Sending detailed telemetry over an unreliable 2G network is problematic. Initial attempts saw packets consistently lost during transmission. Real progress was made by breaking telemetry down into smaller, prioritized packets. Sending crucial metrics first ensured vital insights got through even if secondary data lagged.

Another tactic is compressing data for transport. Tools like Protobuf are effective for compacting data without sacrificing content quality. This alone reduced our payload sizes by over 40%, leading to steadier data delivery across unreliable networks.

Time synchronization challenges

Ideally, time synchronization should be seamless, but that's not always the case. Many devices lose sync due to connectivity issues, resulting in logs with incorrect timestamps. This can mislead models when cross-referencing datasets.

I've tackled this with a dual-sync method: devices sync with a local server periodically, and when the network is unreliable, they rely on an internal clock adjusted manually during post-processing. While not perfect, this has greatly enhanced the accuracy of our time-stamped data.

Addressing software bugs

Software bugs are more than just a hassle,they can compromise data integrity. I learned this firsthand when an overnight update to our edge computing routines halted our data pipeline due to a memory leak. Implementing rollback capabilities and automated integrity checks have protected us from similar issues since.

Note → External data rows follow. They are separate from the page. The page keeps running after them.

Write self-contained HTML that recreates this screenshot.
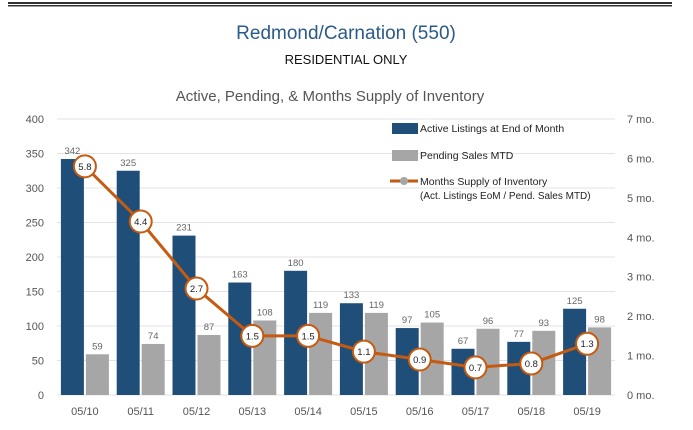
<!DOCTYPE html>
<html><head><meta charset="utf-8"><style>
body{margin:0;background:#fff;width:693px;height:425px;overflow:hidden;font-family:"Liberation Sans",sans-serif}
svg text{font-family:"Liberation Sans",sans-serif}
</style></head><body>
<svg width="693" height="425" viewBox="0 0 693 425">
<rect x="8" y="2" width="664" height="2" fill="#333"/>
<rect x="8" y="5" width="664" height="1.5" fill="#333"/>
<text x="346" y="39" text-anchor="middle" font-size="19" fill="#2a5a8a">Redmond/Carnation (550)</text>
<text x="346" y="64" text-anchor="middle" font-size="13" fill="#111">RESIDENTIAL ONLY</text>
<text x="330" y="101" text-anchor="middle" font-size="15" fill="#555">Active, Pending, &amp; Months Supply of Inventory</text>
<g id="grid"></g><g id="bars"></g><g id="line"></g><g id="axes"></g>
<g>
<rect x="392" y="123" width="26" height="11" fill="#1f4e79"/>
<text x="420" y="132" font-size="10.5" fill="#222">Active Listings at End of Month</text>
<rect x="392" y="150" width="26" height="11" fill="#a6a6a6"/>
<text x="420" y="159" font-size="10.5" fill="#222">Pending Sales MTD</text>
<line x1="390" y1="181" x2="418" y2="181" stroke="#c55a11" stroke-width="3"/>
<circle cx="404" cy="181" r="4" fill="#a6a6a6"/>
<text x="420" y="185" font-size="10.5" fill="#222">Months Supply of Inventory</text>
<text x="420" y="199" font-size="10" fill="#222">(Act. Listings EoM / Pend. Sales MTD)</text>
</g>
</svg>
<script>
const categories=["05/10","05/11","05/12","05/13","05/14","05/15","05/16","05/17","05/18","05/19"];
const active=[342,325,231,163,180,133,97,67,77,125];
const pending=[59,74,87,108,119,119,105,96,93,98];
const mos=[5.8,4.4,2.7,1.5,1.5,1.1,0.9,0.7,0.8,1.3];
const leftTicks=[0,50,100,150,200,250,300,350,400];
const rightTicks=[0,1,2,3,4,5,6,7];
const NS="http://www.w3.org/2000/svg";
const X0=57,X1=615,Y0=395,YT=119;
const yL=v=>Y0-(v/400)*(Y0-YT);
const yR=v=>Y0-(v/7)*(Y0-YT);
const step=(X1-X0)/categories.length;
const xc=i=>X0+step*(i+0.5);
function mk(tag,attrs,parent){const e=document.createElementNS(NS,tag);for(const k in attrs)e.setAttribute(k,attrs[k]);document.getElementById(parent).appendChild(e);return e;}
leftTicks.forEach(t=>{
 const l=mk("line",{x1:X0,x2:X1,y1:yL(t),y2:yL(t),stroke:"#e3e3e3","stroke-width":1},"grid");
 
 
 const tx=mk("text",{x:44,y:yL(t)+4,"text-anchor":"end","font-size":11,fill:"#555"},"axes");tx.textContent=t;
 
 
});
rightTicks.forEach(t=>{
 const tx=mk("text",{x:627,y:yR(t)+4,"font-size":11,fill:"#555"},"axes");tx.textContent=t+" mo.";
 
 
});
const bw=23;
categories.forEach((c,i)=>{
 const cx=xc(i);
 const b1=mk("rect",{x:cx-bw-1,y:yL(active[i]),width:bw,height:Y0-yL(active[i]),fill:"#1f4e79"},"bars");
 
 
 const b2=mk("rect",{x:cx+1,y:yL(pending[i]),width:bw,height:Y0-yL(pending[i]),fill:"#a6a6a6"},"bars");
 
 
 const t1=mk("text",{x:cx-bw/2-1,y:yL(active[i])-5,"text-anchor":"middle","font-size":9.5,fill:"#666"},"bars");t1.textContent=active[i];
 
 
 const t2=mk("text",{x:cx+bw/2+1,y:yL(pending[i])-5,"text-anchor":"middle","font-size":9.5,fill:"#666"},"bars");t2.textContent=pending[i];
 
 
 const xl=mk("text",{x:cx,y:415,"text-anchor":"middle","font-size":11,fill:"#555"},"axes");xl.textContent=c;
 
 
});
const pl=mk("polyline",{points:mos.map((v,i)=>xc(i)+","+yR(v)).join(" "),fill:"none",stroke:"#c55a11","stroke-width":3},"line");


mos.forEach((v,i)=>{
 const c=mk("circle",{cx:xc(i),cy:yR(v),r:11,fill:"#fff",stroke:"#c55a11","stroke-width":2},"line");
 
 
 const t=mk("text",{x:xc(i),y:yR(v)+3.5,"text-anchor":"middle","font-size":9.5,fill:"#222"},"line");t.textContent=v.toFixed(1);
 
 
});
</script>
</body></html>
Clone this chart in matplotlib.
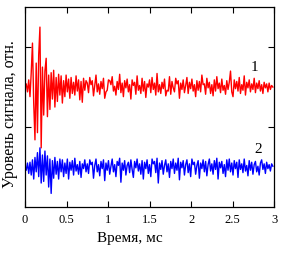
import numpy as np
import matplotlib.pyplot as plt

plt.rcParams['font.family'] = ['Liberation Serif', 'DejaVu Serif']

# sampling step, ms
dt = 0.015

# signal 1 (red), deviation from base level, in 0.01 rel. units
base1 = 1.5
sig1 = [0, 4, -6, 9, -12, 18, 55, -20, -66, 30,
        -57, 40, 75, -76, 25, -35, 20, 36, -37, 15,
        -28, 18, -15, 21, -25, 12, -18, 16, -10, 14,
        -20, 8, -12, 15, -6, 10, -14, 12, -8, 6,
        -10, 14, -5, 9, -16, 7, -19, 11, -4, 8,
        5, -7, 12, 3, 8, -11, 2, 15, -6, 4,
        -9, 7, -2, 11, -14, -6, -4, 9, 8, 3,
        13, -5, 1, -10, 7, -3, 16, -7, 5, -12,
        8, -1, 10, -6, 3, -15, 9, 2, 6, -9,
        14, -4, 2, -8, 11, -5, 7, -13, 4, 0,
        9, -7, 12, -3, 5, -10, 17, -6, 3, -8,
        6, -2, 10, -11, -4, -5, 13, -9, 7, -1,
        -6, 11, 4, 8, -14, 5, -3, 9, -7, 2,
        12, -8, 6, -2, 10, -5, 3, -12, 8, -4,
        7, -6, 15, 3, 4, -9, 11, -1, 6, -8,
        3, -11, 9, -5, 13, -2, 5, -7, 10, -4,
        2, -9, 8, -3, 6, 20, -6, -12, 9, -2,
        7, -5, 12, -8, 3, -4, 14, -10, 6, -1,
        9, -6, 4, -3, 11, -7, 5, -2, 8, -5,
        3, -8, 6, -1, 4, -6, 5, -3, 2, 0]

# signal 2 (blue)
base2 = 0.5
sig2 = [2, -4, 5, -8, 6, -10, 9, -15, 12, -6,
        18, -12, 24, -20, 15, -18, 20, -10, 14, -25,
        10, -33, 8, -14, 12, -9, 7, -15, 10, -6,
        9, -12, 5, -8, 10, -15, 6, -4, 8, -10,
        11, -5, 3, -9, 7, -13, 4, -2, 9, -6,
        4, -8, 9, 3, 6, -14, 2, 10, -6, 3,
        -11, 7, -2, 9, -17, 5, -4, 8, -9, 1,
        10, -6, 3, -12, 7, 2, 11, -19, 5, -4,
        8, -10, 2, 6, -7, 9, -3, -13, 7, -1,
        10, -5, 4, -9, 8, -15, 6, -2, 9, -8,
        3, -12, 10, 4, 7, -7, 11, -20, 5, -3,
        8, -9, 2, 9, -6, 4, -13, 7, -2, 10,
        -8, 5, -4, 11, -16, 6, -1, 8, -10, 3,
        9, -7, 4, -12, 10, 3, 6, -9, 2, 8,
        -14, 5, -2, 9, -6, 7, -11, 3, 10, -5,
        4, -9, 8, -3, 11, -15, 6, -1, 7, -8,
        3, -12, 9, -4, 10, -6, 5, -10, 8, -2,
        6, -13, 9, -3, 4, -7, 10, -5, 2, -11,
        8, -4, 6, -9, 3, 7, -6, 1, -10, 5,
        9, -3, 4, -8, 6, -2, 3, -5, 4, 1]

t = np.arange(len(sig1)) * dt
y1 = base1 + np.array(sig1) / 100
y2 = base2 + np.array(sig2) / 100

fig = plt.figure(figsize=(2.89, 2.54), dpi=100)
ax = fig.add_axes([0.0865, 0.185, 0.862, 0.787])
ax.plot(t, y1, color='red', lw=1.0)
ax.plot(t, y2, color='blue', lw=1.0)

ax.text(2.72, 1.7, '1', fontsize=11)
ax.text(2.76, 0.68, '2', fontsize=11)

ax.set_xlim(0, 3)
ax.set_ylim(0, 2.5)
ax.set_xticks([0, 0.5, 1, 1.5, 2, 2.5, 3])
ax.set_xticklabels(['0', '0.5', '1', '1.5', '2', '2.5', '3'])
ax.set_yticks([1, 2])
ax.set_yticklabels([])
ax.tick_params(direction='in', top=True, right=True, labelsize=9, length=4,
               width=0.8, pad=5)
for s in ax.spines.values():
    s.set_linewidth(0.9)
ax.set_xlabel('Время, мс', fontsize=11)
ax.xaxis.set_label_coords(0.42, -0.125)
ax.set_ylabel('Уровень сигнала, отн.', fontsize=11.5)
ax.yaxis.set_label_coords(-0.028, 0.465)

fig.savefig('out.png', dpi=100)
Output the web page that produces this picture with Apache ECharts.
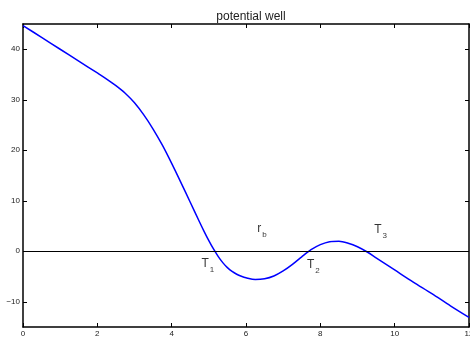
<!DOCTYPE html>
<html>
<head>
<meta charset="utf-8">
<script src="https://cdn.jsdelivr.net/npm/echarts@6/dist/echarts.min.js"></script>
<style>
  html, body { margin: 0; padding: 0; background: #fff; }
  #chart { width: 470px; height: 343px; }
</style>
</head>
<body>
<div id="chart"></div>
<script>
// potential values
const rValues = [0, 0.5, 1, 1.5, 2, 2.25, 2.5, 2.75, 3, 3.25, 3.5, 3.75, 4, 4.25, 4.5, 4.75, 4.875, 5, 5.125, 5.25, 5.375, 5.5, 5.625, 5.75, 5.875, 6, 6.25, 6.5, 6.75, 7, 7.25, 7.5, 7.75, 8, 8.25, 8.5, 8.75, 9, 9.25, 9.5, 10, 10.5, 11, 11.5, 12];
const wellValues = [44.7, 42.35, 40.0, 37.65, 35.3, 34.1, 32.8, 31.3, 29.4, 27.0, 24.2, 21.0, 17.4, 13.6, 9.7, 5.8, 3.9, 2.1, 0.45, -1.0, -2.25, -3.25, -4.0, -4.55, -4.95, -5.25, -5.6, -5.45, -4.9, -3.9, -2.6, -1.1, 0.3, 1.3, 1.9, 2.0, 1.6, 0.9, -0.1, -1.3, -3.7, -6.1, -8.4, -10.8, -13.1];

// annotations (label text + where it sits)
const noteX = [6.3, 4.8, 7.64, 9.45];
const noteY = [4.4, -2.4, -2.7, 4.3];
const noteMain = ["r", "T", "T", "T"];
const noteSub = ["b", "1", "2", "3"];

const xTicks = [0, 2, 4, 6, 8, 10, 12];
const yTicks = [-10, 0, 10, 20, 30, 40];

const font = "Liberation Sans, Helvetica, Arial, sans-serif";

let mychart = echarts.init(document.getElementById("chart"));

const axisBase = {
  axisLine: { onZero: false, lineStyle: { color: "#000", width: 1.5 } },
  axisTick: { inside: true, length: 4, lineStyle: { color: "#000", width: 1 } },
  splitLine: { show: false },
};

// matlab style minus sign
const fmtNum = (v) => String(v).replace("-", "\u2212");

let option = {
  animation: false,
  title: {
    text: "potential well",
    left: 246,
    textAlign: "center",
    top: 6,
    textStyle: { fontFamily: font, fontSize: 12, fontWeight: "normal", color: "#222" },
  },
  grid: { left: 23, right: 1, top: 24, bottom: 16, outerBoundsMode: "none", containLabel: false },
  xAxis: [
    {
      ...axisBase,
      type: "value",
      position: "bottom",
      min: xTicks[0],
      max: xTicks[xTicks.length - 1],
      interval: 2,
      name: "r",
      nameLocation: "middle",
      nameGap: 12,
      nameTextStyle: { fontFamily: font, fontSize: 8, color: "#222" },
      axisLabel: { fontFamily: font, fontSize: 8, color: "#222", margin: 3 },
    },
    {
      ...axisBase,
      type: "value",
      position: "top",
      min: xTicks[0],
      max: xTicks[xTicks.length - 1],
      interval: 2,
      axisLabel: { show: false },
    },
  ],
  yAxis: [
    {
      ...axisBase,
      type: "value",
      position: "left",
      min: -15,
      max: 45,
      axisTick: { ...axisBase.axisTick, customValues: yTicks },
      axisLabel: { fontFamily: font, fontSize: 8, color: "#222", margin: 3, customValues: yTicks, formatter: fmtNum },
    },
    {
      ...axisBase,
      type: "value",
      position: "right",
      min: -15,
      max: 45,
      axisTick: { ...axisBase.axisTick, customValues: yTicks },
      axisLabel: { show: false, customValues: yTicks },
    },
  ],
  series: [
    {
      name: "well",
      type: "line",
      smooth: 0.3,
      showSymbol: false,
      lineStyle: { color: "#0000ff", width: 1.5 },
      data: rValues.map((r, i) => [r, wellValues[i]]),
      markLine: {
        silent: true,
        symbol: "none",
        label: { show: false },
        lineStyle: { color: "#000", width: 1, type: "solid" },
        data: [{ yAxis: 0 }],
      },
      z: 3,
    },
    {
      name: "notes",
      type: "scatter",
      symbolSize: 0,
      data: noteX.map((x, i) => [x, noteY[i], i]),
      label: {
        show: true,
        position: "right",
        distance: 0,
        formatter: (p) => "{m|" + noteMain[p.value[2]] + "}{s|" + noteSub[p.value[2]] + "}",
        rich: {
          m: { fontFamily: font, fontSize: 12, color: "#000" },
          s: { fontFamily: font, fontSize: 8, color: "#000", padding: [12, 0, 0, 1] },
        },
      },
    },
  ],
};
mychart.setOption(option);
</script>
</body>
</html>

Regular code audits and simulations on sample data before deployment are crucial. These steps have identified numerous minor and major issues that could have otherwise diminished our data's quality.

Lessons learned

Data quality extends beyond just cleaner data; it's also about strategic resource use. In my experience, IoT projects with successful ML outcomes begin by addressing data quality right from where the sensors are located. Understanding the local context, such as Kenya's connectivity challenges, and designing solutions for those specific conditions is key.

Looking ahead, I'm exploring integrating AI-driven anomaly detection directly on IoT devices. By using lightweight models capable of running on edge devices, we can potentially flag data inconsistencies in real-time before they spread. It's early days, but real-time data validation could significantly enhance environments like ours.

Ultimately, when dealing with IoT and ML in real-world situations, perfection is unattainable. Instead, it's about continuous improvement and building processes that evolve with your devices and datasets. This journey is challenging, but each lesson learned brings us closer to extracting truly useful insights from our telemetry.